Wounding or inflicting grievous bodily harm with intent
The offence of Inflicting grievous bodily harm with intent is extremely serious. It carries a maximum penalty of 25 years imprisonment. Although, it is an offence that our criminal lawyers beat time and time again.
Grievous bodily harm is the most serious kind of injury a person can suffer short of death. It includes paraplegia, quadriplegia, and vegetative states. It also includes broken bones, disfigurement, and other permanent injuries.
Intending to inflict grievous bodily harm is not easy to prove. A person who commits the offence must have intended to cause the victim really serious harm. That is the same intent required on a murder charge! Because the charge is so serious, it is not enough that an attacker wanted to hurt the victim and went too far, if the attacker did not intend to seriously harm the victim.
Our criminal lawyers can beat the charge of Wounding or Inflicting grievous bodily harm with intent. They can do this by arguing lack of intent, that the injury is not serious enough to be considered grievous bodily harm and by raising self-defence.
How do I beat a charge of causing grievous bodily harm with intent?

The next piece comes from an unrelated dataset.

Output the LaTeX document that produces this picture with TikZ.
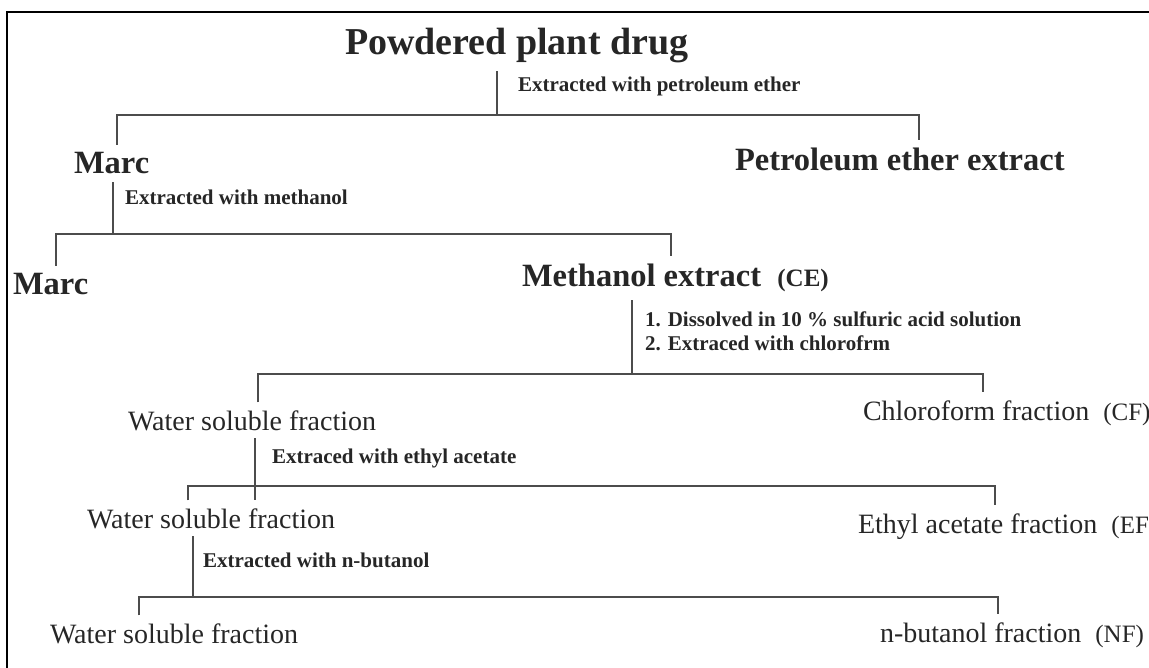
\documentclass[tikz,border=0pt]{standalone}
\usepackage{fontspec}
\setmainfont{Liberation Serif}
\usepackage{tikz}

\newcommand{\tag}[1]{{\fontsize{25}{28}\selectfont#1}}

\begin{document}
\begin{tikzpicture}[x = 1pt, y = -1pt,
	title/.style = {anchor = base west, inner sep = 0pt, outer xsep = 0pt, outer ysep = 8pt, text = black!85, font = \fontsize{38}{40}\selectfont\bfseries},
	head/.style = {title, font = \fontsize{32.5}{36}\selectfont\bfseries},
	frac/.style = {title, font = \fontsize{28}{32}\selectfont},
	how/.style = {title, outer ysep = 0pt, font = \fontsize{21}{24}\selectfont\bfseries},
	link/.style = {line width = 1.6pt, color = black!70},
	frame/.style = {line width = 2.4pt, color = black}]
		\useasboundingbox (0,0) rectangle (1149,668);
		\draw[frame] (7,700) -- (7,12) -- (1180,12);
		% nodes
		\node[title] (drug) at (345,55) {Powdered plant drug};
		\node[how] (s1) at (518,92) {Extracted with petroleum ether};
		\node[head] (marc1) at (74,174) {Marc};
		\node[head] (pet) at (735,171) {Petroleum ether extract};
		\node[how] (s2) at (125,205) {Extracted with methanol};
		\node[head] (marc2) at (13,295) {Marc};
		\node[head] (meth) at (522,287) {Methanol extract\ \ \tag{(CE)}};
		\node[how] (s3a) at (645,327) {1. Dissolved in 10 \% sulfuric acid solution};
		\node[how] (s3b) at (645,351) {2. Extraced with chlorofrm};
		\node[frac] (water1) at (128,430) {Water soluble fraction};
		\node[frac] (chlf) at (863,420) {Chloroform fraction\ \ \tag{(CF)}};
		\node[how] (s4) at (272,463) {Extraced with ethyl acetate};
		\node[frac] (water2) at (87,528) {Water soluble fraction};
		\node[frac] (ethf) at (858,533) {Ethyl acetate fraction\ \ \tag{(EF)}};
		\node[how] (s5) at (203,567) {Extracted with n-butanol};
		\node[frac] (water3) at (50,643) {Water soluble fraction};
		\node[frac] (butf) at (880,642) {n-butanol fraction\ \ \tag{(NF)}};
		% junctions
		\coordinate (j1) at (497,115); \coordinate (l1) at (117,115); \coordinate (r1) at (919,115);
		\coordinate (j2) at (113,234); \coordinate (l2) at (56,234); \coordinate (r2) at (671,234);
		\coordinate (j3) at (632,374); \coordinate (l3) at (258,374); \coordinate (r3) at (983,374);
		\coordinate (j4) at (255,486); \coordinate (l4) at (188,486); \coordinate (r4) at (995,486);
		\coordinate (j5) at (193,597); \coordinate (l5) at (139,597); \coordinate (r5) at (998,597);
		% connectors
		\draw[link] (drug.south -| j1) -- (j1);
		\draw[link] (marc1.north -| l1) |- (r1) -- (r1 |- pet.north);
		\draw[link] (marc1.south -| j2) -- (j2);
		\draw[link] (marc2.north -| l2) |- (r2) -- (r2 |- meth.north);
		\draw[link] (meth.south -| j3) -- (j3);
		\draw[link] (water1.north -| l3) |- (r3) -- (r3 |- chlf.north);
		\draw[link] (water1.south -| j4) -- (j4 |- water2.north);
		\draw[link] (water2.north -| l4) |- (r4) -- (r4 |- ethf.north);
		\draw[link] (water2.south -| j5) -- (j5);
		\draw[link] (water3.north -| l5) |- (r5) -- (r5 |- butf.north);
\end{tikzpicture}
\end{document}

In order to be found guilty of the offence, Police must prove beyond reasonable doubt that there was intent to cause serious bodily harm. You will found not guilty of the offence of Wounding with intent to cause bodily harm if they cannot.
- You wounded any person. Wounding involving the breaking or cutting of the interior layer of the skin (dermis) and the breaking of the outer layer (epidermis) is not sufficient.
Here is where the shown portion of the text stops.